• [To do]: Print the listing as it stands, omitting all images.

• [Provided data]:
* START *

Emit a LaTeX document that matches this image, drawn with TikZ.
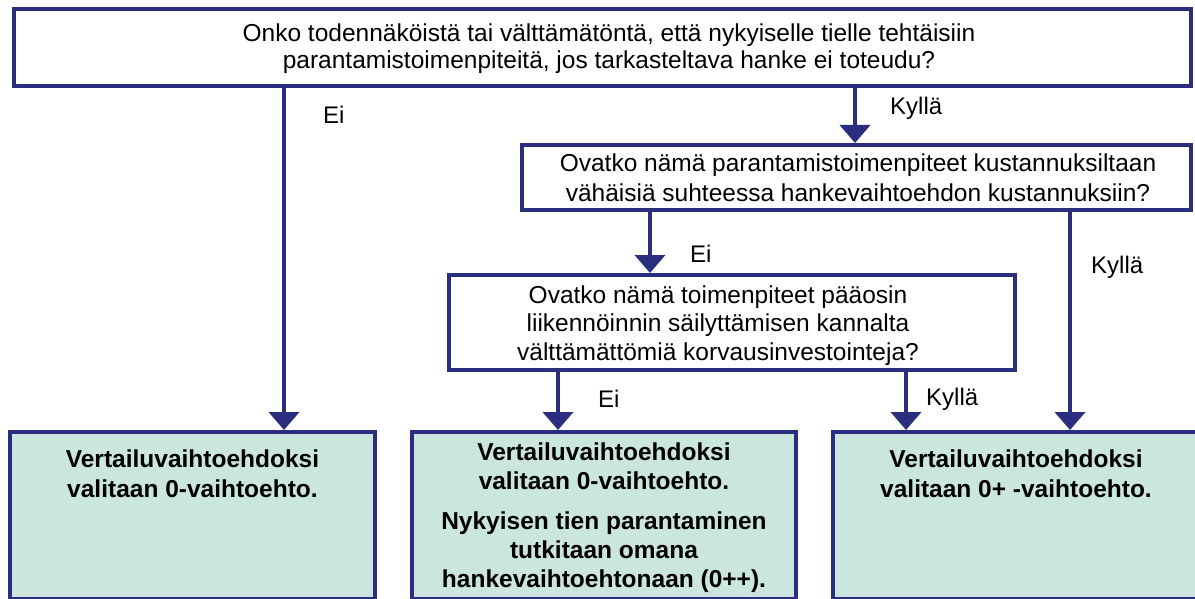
\documentclass[tikz,border=0pt]{standalone}
\usepackage{fontspec}
\setmainfont{Liberation Sans}
\usetikzlibrary{arrows.meta}
\definecolor{navy}{RGB}{43,46,126}
\definecolor{mint}{RGB}{203,230,223}
\begin{document}
\begin{tikzpicture}[x=1pt,y=-1pt,
  qbox/.style={draw=navy, line width=4pt, fill=white, rectangle, inner sep=0pt, outer sep=0pt, anchor=north west},
  abox/.style={qbox, fill=mint},
  % multi-line texts are placed by the baseline of their last line
  qtext/.style={anchor=base, inner sep=0pt, align=center, font=\fontsize{24.5}{27}\selectfont},
  atext/.style={anchor=base, inner sep=0pt, align=center, font=\fontsize{24.5}{29.5}\selectfont\bfseries},
  lbl/.style={anchor=base west, inner sep=0pt, font=\fontsize{24}{29}\selectfont},
  flow/.style={draw=navy, line width=4pt, -{Triangle[width=30pt,length=18pt]}, shorten >=2pt}]
\useasboundingbox (0,0) rectangle (1195,599);

% question boxes
\node[qbox, minimum width=1177pt, minimum height=77pt] (q1) at (14,9) {};
\node[qbox, minimum width=669pt, minimum height=65pt] (q2) at (522,145) {};
\node[qbox, minimum width=566pt, minimum height=95pt] (q3) at (449,275) {};

% outcome boxes
\node[abox, minimum width=365pt, minimum height=167pt] (r1) at (10,432) {};
\node[abox, minimum width=384pt, minimum height=167pt] (r2) at (412,432) {};
\node[abox, minimum width=366pt, minimum height=167pt] (r3) at (833,432) {};

% texts
\node[qtext] (t1) at (609,69) {Onko todennäköistä tai välttämätöntä, että nykyiselle tielle tehtäisiin\\parantamistoimenpiteitä, jos tarkasteltava hanke ei toteudu?};
\node[qtext, font=\fontsize{24.5}{30}\selectfont] (t2) at (858,201) {Ovatko nämä parantamistoimenpiteet kustannuksiltaan\\vähäisiä suhteessa hankevaihtoehdon kustannuksiin?};
\node[qtext, font=\fontsize{24.5}{28.5}\selectfont] (t3) at (718,360) {Ovatko nämä toimenpiteet pääosin\\liikennöinnin säilyttämisen kannalta\\välttämättömiä korvausinvestointeja?};

\node[atext] (u1) at (192.5,497) {Vertailuvaihtoehdoksi\\valitaan 0-vaihtoehto.};
\node[atext, font=\fontsize{24.5}{29}\selectfont\bfseries] (u2) at (604,587) {Vertailuvaihtoehdoksi\\valitaan 0-vaihtoehto.\\[11pt]Nykyisen tien parantaminen\\tutkitaan omana\\hankevaihtoehtonaan (0++).};
\node[atext] (u3) at (1016,497) {Vertailuvaihtoehdoksi\\valitaan 0+ -vaihtoehto.};

% arrow columns
\coordinate (c1) at (284,0);
\coordinate (c2) at (855,0);
\coordinate (c3) at (650,0);
\coordinate (c4) at (1070,0);
\coordinate (c5) at (558,0);
\coordinate (c6) at (906,0);

\draw[flow] (c1 |- q1.south) -- (c1 |- r1.north);
\draw[flow] (c2 |- q1.south) -- (c2 |- q2.north);
\draw[flow] (c3 |- q2.south) -- (c3 |- q3.north);
\draw[flow] (c4 |- q2.south) -- (c4 |- r3.north);
\draw[flow] (c5 |- q3.south) -- (c5 |- r2.north);
\draw[flow] (c6 |- q3.south) -- (c6 |- r3.north);

% branch labels
\node[lbl] (l1) at (323,124) {Ei};
\node[lbl] (l2) at (890,115) {Kyllä};
\node[lbl] (l3) at (690,262) {Ei};
\node[lbl] (l4) at (1091,273) {Kyllä};
\node[lbl] (l5) at (598,407) {Ei};
\node[lbl] (l6) at (926,405) {Kyllä};
\end{tikzpicture}
\end{document}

* END *

• [Task output]:
Emit a LaTeX document that matches this image, drawn with TikZ.
\documentclass[tikz,border=0pt]{standalone}
\usepackage{fontspec}
\setmainfont{Liberation Sans}
\usetikzlibrary{arrows.meta}
\definecolor{navy}{RGB}{43,46,126}
\definecolor{mint}{RGB}{203,230,223}
\begin{document}
\begin{tikzpicture}[x=1pt,y=-1pt,
  qbox/.style={draw=navy, line width=4pt, fill=white, rectangle, inner sep=0pt, outer sep=0pt, anchor=north west},
  abox/.style={qbox, fill=mint},
  % multi-line texts are placed by the baseline of their last line
  qtext/.style={anchor=base, inner sep=0pt, align=center, font=\fontsize{24.5}{27}\selectfont},
  atext/.style={anchor=base, inner sep=0pt, align=center, font=\fontsize{24.5}{29.5}\selectfont\bfseries},
  lbl/.style={anchor=base west, inner sep=0pt, font=\fontsize{24}{29}\selectfont},
  flow/.style={draw=navy, line width=4pt, -{Triangle[width=30pt,length=18pt]}, shorten >=2pt}]
\useasboundingbox (0,0) rectangle (1195,599);

% question boxes
\node[qbox, minimum width=1177pt, minimum height=77pt] (q1) at (14,9) {};
\node[qbox, minimum width=669pt, minimum height=65pt] (q2) at (522,145) {};
\node[qbox, minimum width=566pt, minimum height=95pt] (q3) at (449,275) {};

% outcome boxes
\node[abox, minimum width=365pt, minimum height=167pt] (r1) at (10,432) {};
\node[abox, minimum width=384pt, minimum height=167pt] (r2) at (412,432) {};
\node[abox, minimum width=366pt, minimum height=167pt] (r3) at (833,432) {};

% texts
\node[qtext] (t1) at (609,69) {Onko todennäköistä tai välttämätöntä, että nykyiselle tielle tehtäisiin\\parantamistoimenpiteitä, jos tarkasteltava hanke ei toteudu?};
\node[qtext, font=\fontsize{24.5}{30}\selectfont] (t2) at (858,201) {Ovatko nämä parantamistoimenpiteet kustannuksiltaan\\vähäisiä suhteessa hankevaihtoehdon kustannuksiin?};
\node[qtext, font=\fontsize{24.5}{28.5}\selectfont] (t3) at (718,360) {Ovatko nämä toimenpiteet pääosin\\liikennöinnin säilyttämisen kannalta\\välttämättömiä korvausinvestointeja?};

\node[atext] (u1) at (192.5,497) {Vertailuvaihtoehdoksi\\valitaan 0-vaihtoehto.};
\node[atext, font=\fontsize{24.5}{29}\selectfont\bfseries] (u2) at (604,587) {Vertailuvaihtoehdoksi\\valitaan 0-vaihtoehto.\\[11pt]Nykyisen tien parantaminen\\tutkitaan omana\\hankevaihtoehtonaan (0++).};
\node[atext] (u3) at (1016,497) {Vertailuvaihtoehdoksi\\valitaan 0+ -vaihtoehto.};

% arrow columns
\coordinate (c1) at (284,0);
\coordinate (c2) at (855,0);
\coordinate (c3) at (650,0);
\coordinate (c4) at (1070,0);
\coordinate (c5) at (558,0);
\coordinate (c6) at (906,0);

\draw[flow] (c1 |- q1.south) -- (c1 |- r1.north);
\draw[flow] (c2 |- q1.south) -- (c2 |- q2.north);
\draw[flow] (c3 |- q2.south) -- (c3 |- q3.north);
\draw[flow] (c4 |- q2.south) -- (c4 |- r3.north);
\draw[flow] (c5 |- q3.south) -- (c5 |- r2.north);
\draw[flow] (c6 |- q3.south) -- (c6 |- r3.north);

% branch labels
\node[lbl] (l1) at (323,124) {Ei};
\node[lbl] (l2) at (890,115) {Kyllä};
\node[lbl] (l3) at (690,262) {Ei};
\node[lbl] (l4) at (1091,273) {Kyllä};
\node[lbl] (l5) at (598,407) {Ei};
\node[lbl] (l6) at (926,405) {Kyllä};
\end{tikzpicture}
\end{document}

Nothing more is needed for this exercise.